KNSL
- Lamoni, Iowa; United States;
- Broadcast area: South Central Iowa, North Central Missouri
- Frequency: 97.9 MHz
- Branding: Iowa Public Radio

Programming
- Format: Public news/talk and adult alternative music

Ownership
- Owner: Iowa Public Radio, Inc.

History
- First air date: August 6, 1984
- Former call signs: KLAL (1984–1997); KASD (1997); KIIC (1997–2005); KOWI (2005–2012);
- Call sign meaning: News and Studio One in Lamoni

Technical information
- Licensing authority: FCC
- Facility ID: 81325
- Class: C2
- ERP: 50,000 watts
- HAAT: 150 meters (490 ft)
- Transmitter coordinates: 40°48′52″N 93°50′15″W﻿ / ﻿40.81444°N 93.83750°W

Links
- Public license information: Public file; LMS;
- Webcast: Listen live
- Website: Iowa Public Radio

= KNSL =

Iowa Public Radio station in Lamoni, Iowa

KNSL (97.9 MHz) is a public radio station licensed to Lamoni, Iowa, United States. The station is owned by Iowa Public Radio, Inc. (IPR)

KNSL carries Iowa Public Radio's "News" and "Studio One" services, featuring news/talk programming from IPR and National Public Radio in the daytime. In the evenings, the station carries "Studio One," airing adult album alternative music on weeknights, with jazz, blues and folk music also heard on weekends. KNSL is a simulcast of WOI-FM, the flagship station in Ames, Iowa.

==History==
On August 6, 1984, the station signed on as KLAL. It was initially on 97.7 MHz, broadcasting at only 1,300 watts, a fraction of its current power.
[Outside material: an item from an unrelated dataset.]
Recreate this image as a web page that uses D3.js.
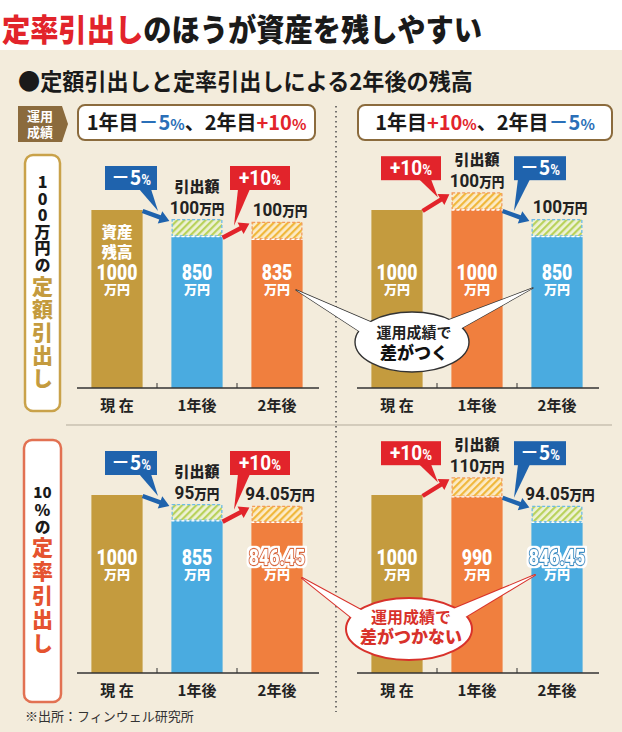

Dwaine F. Meyer was the owner, and KLAL played adult contemporary music.

Around 1997, the station went off the air to rebuild and move one notch up the dial to 97.9 MHz. That was coupled with a boost in power to 50,000 watts. When it returned to the airwaves, it was KIIC, owned by Continental Broadcasting of Iowa, which played classic country music.

In 2004, Iowa Public Radio paid $450,000 to buy the station. It became a non-commercial public station. The following year, the call sign was changed to KOWI. In 2012, the call sign was switched to KNSL to indicate that the station is an affiliate of IPR's "News" and "Studio One" networks in Lamoni.